Entries with chart source code
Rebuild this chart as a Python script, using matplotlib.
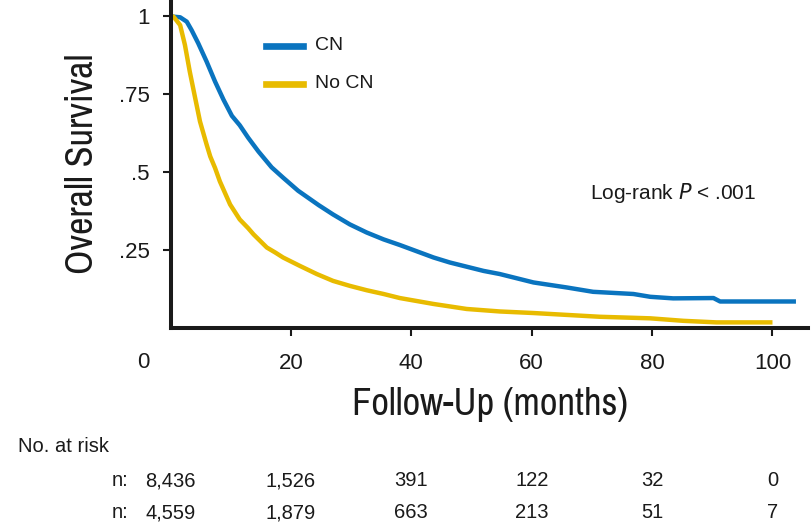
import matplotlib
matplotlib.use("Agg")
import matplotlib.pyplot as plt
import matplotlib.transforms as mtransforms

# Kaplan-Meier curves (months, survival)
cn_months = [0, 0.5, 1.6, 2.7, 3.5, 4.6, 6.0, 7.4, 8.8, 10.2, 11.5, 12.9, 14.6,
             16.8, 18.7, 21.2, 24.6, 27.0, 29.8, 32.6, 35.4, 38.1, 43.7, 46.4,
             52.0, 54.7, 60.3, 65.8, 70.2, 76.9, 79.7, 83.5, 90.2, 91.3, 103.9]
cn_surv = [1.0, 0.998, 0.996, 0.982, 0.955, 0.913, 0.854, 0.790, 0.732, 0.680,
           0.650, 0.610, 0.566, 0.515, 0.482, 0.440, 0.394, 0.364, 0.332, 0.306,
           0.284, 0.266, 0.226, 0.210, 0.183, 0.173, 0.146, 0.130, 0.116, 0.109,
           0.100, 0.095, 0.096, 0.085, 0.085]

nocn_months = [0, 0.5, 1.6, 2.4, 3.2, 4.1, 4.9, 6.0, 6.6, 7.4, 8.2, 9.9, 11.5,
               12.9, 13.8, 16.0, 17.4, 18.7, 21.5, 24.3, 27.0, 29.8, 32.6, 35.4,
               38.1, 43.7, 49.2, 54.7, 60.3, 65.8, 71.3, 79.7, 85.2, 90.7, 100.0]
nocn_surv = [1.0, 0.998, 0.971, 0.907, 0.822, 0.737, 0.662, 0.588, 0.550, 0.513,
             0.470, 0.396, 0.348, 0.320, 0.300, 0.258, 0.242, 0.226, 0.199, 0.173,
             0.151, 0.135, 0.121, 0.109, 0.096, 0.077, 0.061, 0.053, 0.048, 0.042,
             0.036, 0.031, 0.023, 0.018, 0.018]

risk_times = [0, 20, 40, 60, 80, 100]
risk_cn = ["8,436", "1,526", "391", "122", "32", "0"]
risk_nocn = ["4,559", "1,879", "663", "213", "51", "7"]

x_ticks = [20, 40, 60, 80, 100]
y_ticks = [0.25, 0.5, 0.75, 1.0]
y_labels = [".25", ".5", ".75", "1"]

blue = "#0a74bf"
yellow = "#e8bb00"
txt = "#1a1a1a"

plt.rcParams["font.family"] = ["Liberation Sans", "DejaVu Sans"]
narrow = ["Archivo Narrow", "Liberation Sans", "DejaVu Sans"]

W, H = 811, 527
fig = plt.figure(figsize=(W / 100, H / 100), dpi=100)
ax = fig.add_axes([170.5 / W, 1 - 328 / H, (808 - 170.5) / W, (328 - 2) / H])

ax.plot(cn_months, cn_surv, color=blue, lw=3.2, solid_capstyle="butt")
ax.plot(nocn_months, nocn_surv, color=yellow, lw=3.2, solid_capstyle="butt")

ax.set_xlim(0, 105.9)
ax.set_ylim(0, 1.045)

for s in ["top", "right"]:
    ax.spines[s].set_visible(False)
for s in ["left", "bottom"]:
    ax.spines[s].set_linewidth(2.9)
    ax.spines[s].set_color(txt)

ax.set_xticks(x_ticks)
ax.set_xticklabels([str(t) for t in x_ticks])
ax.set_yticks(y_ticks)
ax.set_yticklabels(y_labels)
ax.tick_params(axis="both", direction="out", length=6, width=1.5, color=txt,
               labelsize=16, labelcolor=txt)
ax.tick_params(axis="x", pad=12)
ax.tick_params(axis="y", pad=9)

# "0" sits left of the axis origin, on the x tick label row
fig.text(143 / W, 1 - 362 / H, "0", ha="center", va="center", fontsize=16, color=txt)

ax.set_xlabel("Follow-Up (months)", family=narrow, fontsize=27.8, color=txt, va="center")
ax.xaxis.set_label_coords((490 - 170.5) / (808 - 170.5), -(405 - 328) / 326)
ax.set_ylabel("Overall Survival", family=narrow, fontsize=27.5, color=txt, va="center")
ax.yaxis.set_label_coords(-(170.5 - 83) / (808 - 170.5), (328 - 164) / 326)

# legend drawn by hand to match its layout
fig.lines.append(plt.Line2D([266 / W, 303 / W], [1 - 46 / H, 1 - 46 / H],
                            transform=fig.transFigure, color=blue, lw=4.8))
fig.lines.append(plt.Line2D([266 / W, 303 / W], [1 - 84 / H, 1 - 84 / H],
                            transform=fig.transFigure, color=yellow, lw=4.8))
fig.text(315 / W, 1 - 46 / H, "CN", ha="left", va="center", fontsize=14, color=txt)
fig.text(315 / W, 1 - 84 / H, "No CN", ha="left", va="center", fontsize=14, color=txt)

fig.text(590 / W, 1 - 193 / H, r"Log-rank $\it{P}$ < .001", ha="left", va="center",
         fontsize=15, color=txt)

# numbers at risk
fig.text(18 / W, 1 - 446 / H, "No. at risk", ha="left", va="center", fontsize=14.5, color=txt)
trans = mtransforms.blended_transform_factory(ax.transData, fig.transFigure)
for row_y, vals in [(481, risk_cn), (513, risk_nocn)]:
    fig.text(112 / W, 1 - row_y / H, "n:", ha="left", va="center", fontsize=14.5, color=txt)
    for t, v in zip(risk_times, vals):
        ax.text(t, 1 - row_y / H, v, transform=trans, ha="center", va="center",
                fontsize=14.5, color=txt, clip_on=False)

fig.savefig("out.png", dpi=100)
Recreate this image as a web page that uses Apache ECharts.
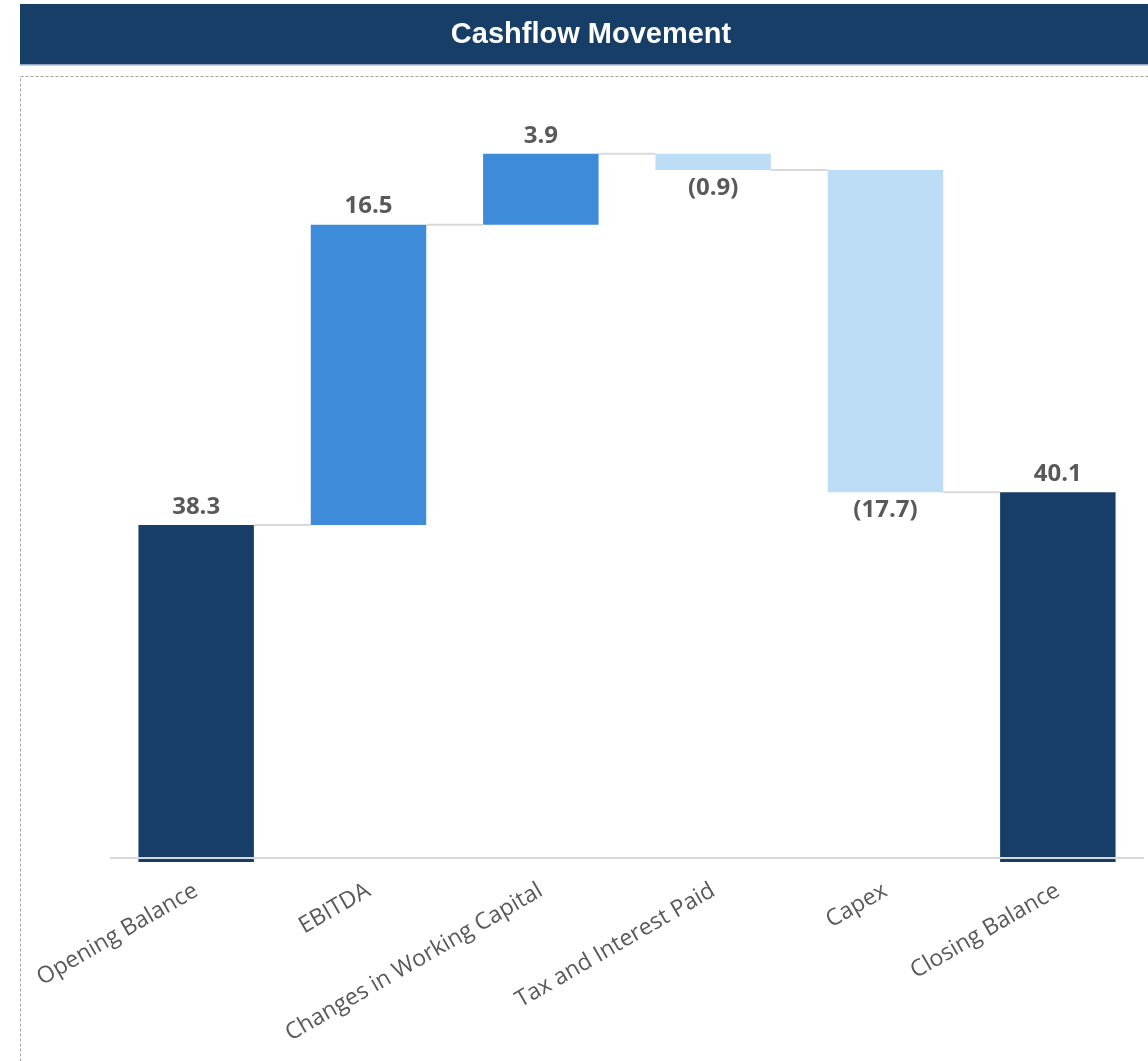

--- WHAT TO WORK ON ---
Write down every line from the opening of the listing to the line with "import matplotlib.transforms as mtransforms", both included, and nothing else; the pictures are omitted.

--- PROBLEM SOLUTION ---
Rebuild this chart as a Python script, using matplotlib.
import matplotlib
matplotlib.use("Agg")
import matplotlib.pyplot as plt
import matplotlib.transforms as mtransforms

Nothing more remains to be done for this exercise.